I shrug. “I don’t know, but—”
“She’s not going anywhere, Ma,” Rocco says, squeezing my fingers which are still in his palm, “and neither is my girl.” He winks at Adaline.
I glance down at the floor, unable to meet his gaze any longer, guilt filling me. “I’ve always been a burden. It’s not a good feeling.”
“Listen,” Mrs. Caldo says, interrupting whatever awkward moment we’re having. “Why don’t you three come to dinner at the house tonight? There’s nothing better than a home-cooked meal, and we can discuss this as a family.”
“Ma, this isn’t a family issue.”
“I’m making lasagna,” she says, drawing out the word in a melodic fashion, knowing her son better than anyone, along with his ability to eat.
“Ooh,” Adaline says, licking her lips. “Lasagna. I love lasagna.”
Mrs. Caldo leans over, scooping Adaline into her arms. “How about garlic bread? You like that too?”
“I love it.” Adaline smiles, giggling when Mrs. Caldo kisses her cheek and eating up every bit of affection and attention.

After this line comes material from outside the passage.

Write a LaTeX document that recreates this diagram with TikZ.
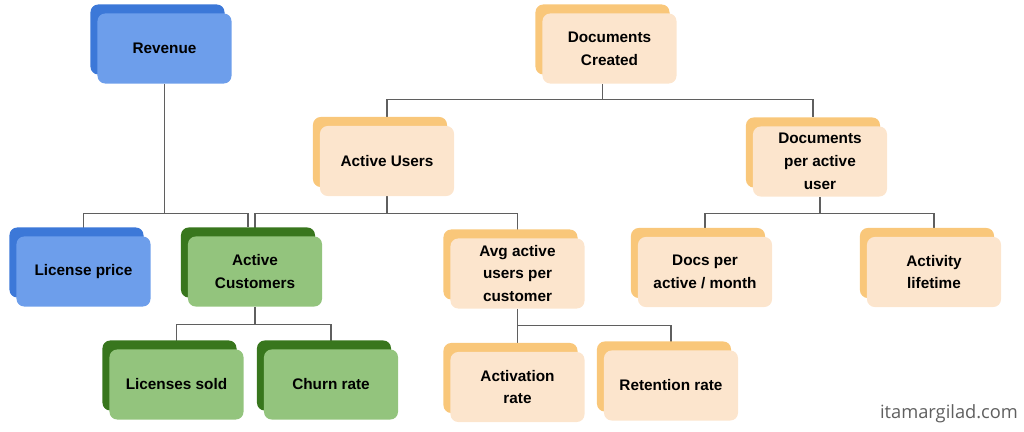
\documentclass[tikz,border=0pt]{standalone}
\usepackage{fontspec}
\setmainfont{Liberation Sans}
\newfontfamily\wmfont{Open Sans}
\usepackage{xcolor}
\usepackage{tikz}
\usetikzlibrary{calc}
\pgfdeclarelayer{background}
\pgfsetlayers{background,main}
\definecolor{blueback}{HTML}{3C78D8}
\definecolor{bluefront}{HTML}{6D9EEB}
\definecolor{greenback}{HTML}{38761D}
\definecolor{greenfront}{HTML}{93C47D}
\definecolor{orangeback}{HTML}{F9C77A}
\definecolor{orangefront}{HTML}{FCE5CD}
\definecolor{linkgray}{HTML}{5F5F5F}
\tikzset{
  card/.style={rectangle, rounded corners=5.5pt, minimum width=3.35cm, minimum height=1.75cm,
    inner sep=0pt, align=center, font=\fontsize{10.9}{16.3}\selectfont\bfseries},
  link/.style={draw=linkgray, line width=1.1pt}
}
\newcommand{\card}[4]{%
  \node[card, fill=#3back] (#1b) at ($(#2)+(-7,-9)$) {};
  \node[card, fill=#3front, text=\ifx#3blue white\else black\fi] (#1) at (#2) {#4};}

\begin{document}
\begin{tikzpicture}[x=0.025cm, y=-0.025cm]
    \useasboundingbox (0,0) rectangle (1024,432);
    \card{rev}{164.5,48.5}{blue}{Revenue}
    \card{lic}{83.5,271.5}{blue}{License price}
    \card{actc}{255,271.5}{green}{Active\\Customers}
    \card{lsold}{176.5,384.5}{green}{Licenses sold}
    \card{churn}{331,384.5}{green}{Churn rate}
    \card{docs}{609.5,48.5}{orange}{Documents\\Created}
    \card{actu}{387,161}{orange}{Active Users}
    \card{dpau}{820,161.5}{orange}{Documents\\per active\\user}
    \card{avg}{517.5,273.5}{orange}{Avg active\\users per\\customer}
    \card{actv}{517.5,387}{orange}{Activation\\rate}
    \card{ret}{671,385.5}{orange}{Retention rate}
    \card{dpm}{705,272}{orange}{Docs per\\active / month}
    \card{life}{934,272}{orange}{Activity\\lifetime}
    \node[text=linkgray, font=\wmfont\fontsize{13}{15}\selectfont] (wm) at (949,414) {itamargilad.com};
    \begin{pgfonlayer}{background}
    \draw[link] (rev.south) -- ++(0,129.5) -| (lic.north);
    \draw[link] (rev.south) -- ++(0,129.5) -| (actcb.north);
    \draw[link] (docsb |- docs.south) -- ++(0,15.5) -| (actu.north);
    \draw[link] (docsb |- docs.south) -- ++(0,15.5) -| (dpaub.north);
    \draw[link] (actu.south) -- ++(0,17) -| (actc.north);
    \draw[link] (actu.south) -- ++(0,17) -| (avg.north);
    \draw[link] (actc.south) -- ++(0,17.5) -| (lsold.north);
    \draw[link] (actc.south) -- ++(0,17.5) -| (churn.north);
    \draw[link] (avg.south) -- ++(0,16.5) -| (actv.north);
    \draw[link] (avg.south) -- ++(0,16.5) -| (ret.north);
    \draw[link] (dpau.south) -- ++(0,16.5) -| (dpm.north);
    \draw[link] (dpau.south) -- ++(0,16.5) -| (life.north);
    \end{pgfonlayer}
\end{tikzpicture}
\end{document}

“It’s settled, then. The baby wants lasagna and garlic bread. The baby’s going to get lasagna and garlic bread. There’s nothing more to discuss. End of story.”
Rocco scrubs his hand across his face. “You okay with this?” he asks me.
I shrug. “Lasagna does sound good, and—” I lean closer so only he can hear “—I’m scared of your mother.”
“That makes two of us,” he says, a small smile on his face. “We’ll be there, Ma.”
Mrs. Caldo turns in a circle, Adaline still in her arms. “Wait until James sees this one,” she says to the two of us. “He’s going to go bananas.”